JOHN WICK 4, de Chad Staelski: Filme de despedida da franquia mais revolucionária do cinema de ação dos anos 2000, inaugurada com "De Volta Ao Jogo" (2014). Apoiado na cinemática (a escrita do movimento), este thriller desafia a lei da gravidade e repagina a representação do (anti-)heroísmo romântico extraindo de Keanu Reeves uma interpretação de poucas (e mascadas) palavras. Com o carisma nas alturas, ele regressa ao papel do assassino mais procurado do mundo. Caçado, ele resolve acertar suas contas com a organização chamada A Cúpula. Há uma sequência nos Arcos do Triunfo e uma numa escadaria que sequestram nosso fôlego sem aceitar resgate.

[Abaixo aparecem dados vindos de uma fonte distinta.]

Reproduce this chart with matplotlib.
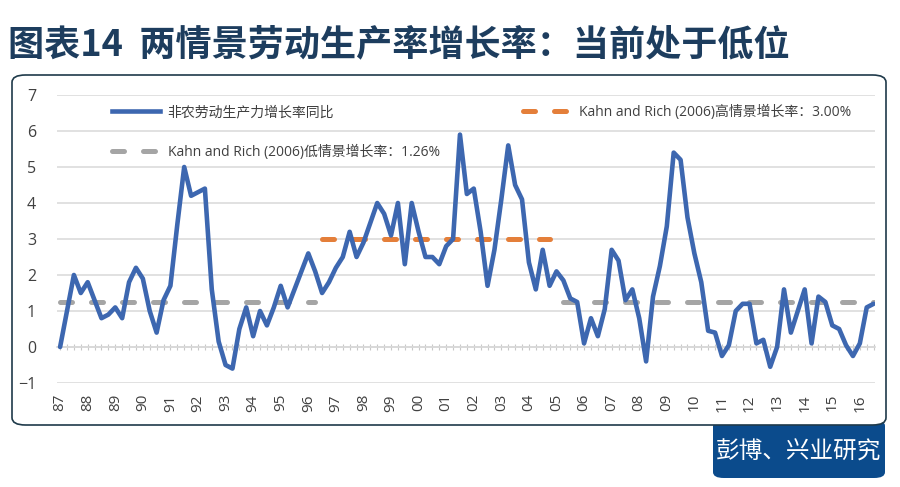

FOLHAS DE OUTONO ("Fallen Leaves"), de Aki Kaurismäki: Comédia triste laureada com o Prêmio do Júri de Cannes e com o Grand Prix Fipresci em San Sebastián. Seu diretor, o mestre finlandês das narrativas agridoces, escancara a ferida da Guerra da Ucrânia de forma brilhante em seu novo roteiro, sempre propondo uma comicidade agridoce. Na narrativa, há um rádio sempre com notícias contra a Rússia ligado na casa da protagonista, Ansa (Alma Pöysti). Sua rotina muda quando ela se encanta por um homem sem nome que conhece num karaokê, vivido pelo brilhante Jussi Vatanen. Ele também se encanta por ela, vive só e carece de um benquerer pra chamar de seu. Seu problema: ele bebe. Muito. O benquerer que brota entre eles será dos mais rascantes.